S: Yes, it does. And they have a return system. So, Zero Waste is something that is always a consideration in everything for Prolog. But it is a process rather than a goal. In my opinion, you can never be completely Zero Waste. Especially not as a coffee company. We will always have coffee grounds, and our water system wastes a lot of water. Our ambition is for it to be our work process rather than an end goal.

C: Sounds more realistic too?

S: Exactly. And it gives you the option to look more closely at things. This might sound cynical, but we also look at what has the greatest impact and if it is worth-the-effort. Is now the time to commit to getting rid of to-go cups? Maybe not, because there’s no system in place for it yet. And the impact of to-go cups is not that big. It has a greater impact to look at the milk or the coffee we produce.

C: How do you go about your coffee production? I assume it is more difficult to control when being produced on the other side of the world?

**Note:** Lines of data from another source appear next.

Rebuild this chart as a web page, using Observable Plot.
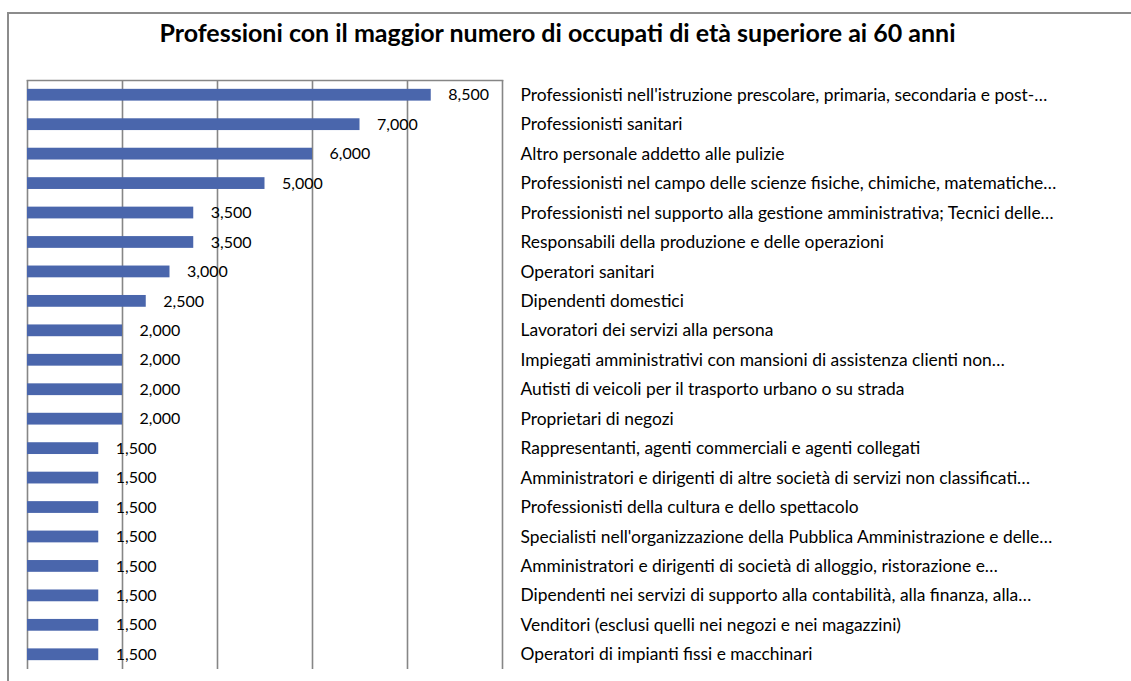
<!DOCTYPE html>
<html>
<head>
<meta charset="utf-8">
<script src="https://cdn.jsdelivr.net/npm/d3@7"></script>
<script src="https://cdn.jsdelivr.net/npm/@observablehq/plot@0.6"></script>
<style>
  html, body { margin: 0; padding: 0; background: #fff; overflow: hidden; }
  #wrap { position: relative; width: 1131px; height: 681px; overflow: hidden; }
  #box { position: absolute; left: 7px; top: 12px; width: 1200px; height: 800px; border-left: 2px solid #8c8c8c; border-top: 2px solid #8c8c8c; box-sizing: border-box; }
  #title { position: absolute; left: 0; top: 17px; width: 1115px; text-align: center; font-family: Lato, "Open Sans", sans-serif; font-weight: bold; font-size: 25px; color: #000; }
  #chart { position: absolute; left: 0; top: 0; }
</style>
</head>
<body>
<div id="wrap">
  <div id="box"></div>
  <div id="title">Professioni con il maggior numero di occupati di età superiore ai 60 anni</div>
  <div id="chart"></div>
</div>
<script>
const categories = [
  "Professionisti nell'istruzione prescolare, primaria, secondaria e post-…",
  "Professionisti sanitari",
  "Altro personale addetto alle pulizie",
  "Professionisti nel campo delle scienze fisiche, chimiche, matematiche…",
  "Professionisti nel supporto alla gestione amministrativa; Tecnici delle…",
  "Responsabili della produzione e delle operazioni",
  "Operatori sanitari",
  "Dipendenti domestici",
  "Lavoratori dei servizi alla persona",
  "Impiegati amministrativi con mansioni di assistenza clienti non…",
  "Autisti di veicoli per il trasporto urbano o su strada",
  "Proprietari di negozi",
  "Rappresentanti, agenti commerciali e agenti collegati",
  "Amministratori e dirigenti di altre società di servizi non classificati…",
  "Professionisti della cultura e dello spettacolo",
  "Specialisti nell'organizzazione della Pubblica Amministrazione e delle…",
  "Amministratori e dirigenti di società di alloggio, ristorazione e…",
  "Dipendenti nei servizi di supporto alla contabilità, alla finanza, alla…",
  "Venditori (esclusi quelli nei negozi e nei magazzini)",
  "Operatori di impianti fissi e macchinari"
];
const values = [8500, 7000, 6000, 5000, 3500, 3500, 3000, 2500, 2000, 2000, 2000, 2000, 1500, 1500, 1500, 1500, 1500, 1500, 1500, 1500];
const gridTicks = [0, 2000, 4000, 6000, 8000, 10000];

const data = categories.map((c, i) => ({cat: c, value: values[i]}));
const fmt = d3.format(",");

const chart = Plot.plot({
  width: 1131,
  height: 681,
  marginLeft: 27,
  marginRight: 629,
  marginTop: 80,
  marginBottom: 12,
  style: {fontFamily: 'Lato, "Open Sans", sans-serif', fontSize: "16px", color: "#000", background: "transparent"},
  x: {domain: [0, 10000], axis: null},
  y: {domain: categories, paddingInner: 0.6, paddingOuter: 0.3, round: false, axis: null},
  marks: [
    Plot.ruleX(gridTicks, {stroke: "#868686", strokeWidth: 1.6, strokeOpacity: 1}),
    Plot.frame({anchor: "top", stroke: "#868686", strokeWidth: 1.6}),
    Plot.barX(data, {x: "value", y: "cat", fill: "#4a66ac"}),
    Plot.text(data, {x: "value", y: "cat", text: d => fmt(d.value), dx: 17, textAnchor: "start", fill: "#000", fontSize: 16}),
    Plot.axisY({anchor: "right", tickSize: 0, tickPadding: 18, label: null, fontSize: 17.4, textAnchor: "start"})
  ]
});
document.getElementById("chart").appendChild(chart);
</script>
</body>
</html>
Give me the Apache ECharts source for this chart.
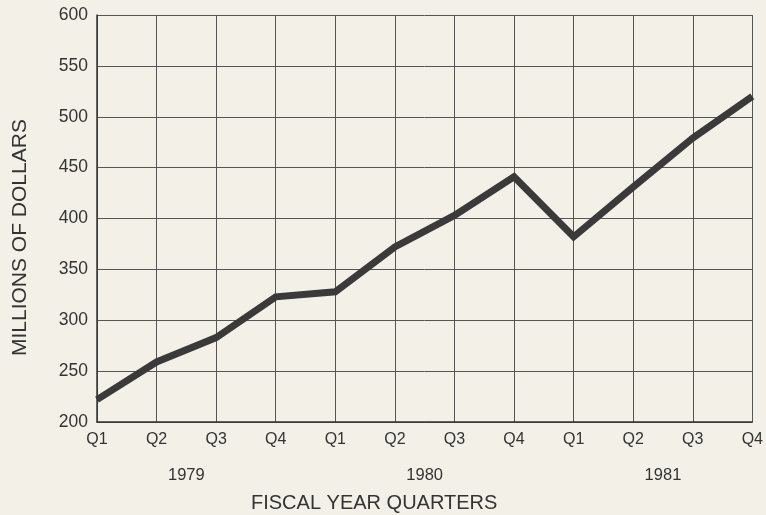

S: One of the things we do with our coffee is something called agroforesting. It means you plant trees and contribute to biodiversity in the area, where you have agricultural production. For a big product, or a commercial product, to be certified as organic, they must plant two different types of trees around their coffee field. That is not a lot. We plant 80 different ones to protect and increase biodiversity.

C: Sounds like there’s also something about the fact that we cannot avoid using things, but then we have to think about giving back; equalizing and creating balance between what you take and what you give?

S: True. And it’s the same with our milk. The cows who produce our milk make regenerative soil. It means soil that can absorb CO2, and a lot of it, very quickly. These cows also fart less, because they eat the right feed. You cannot avoid methane emissions, but the other things almost balance it out. It is also about consciousness. With the knowledge that quality milk exists, it is important that we share that information. There’s value in information.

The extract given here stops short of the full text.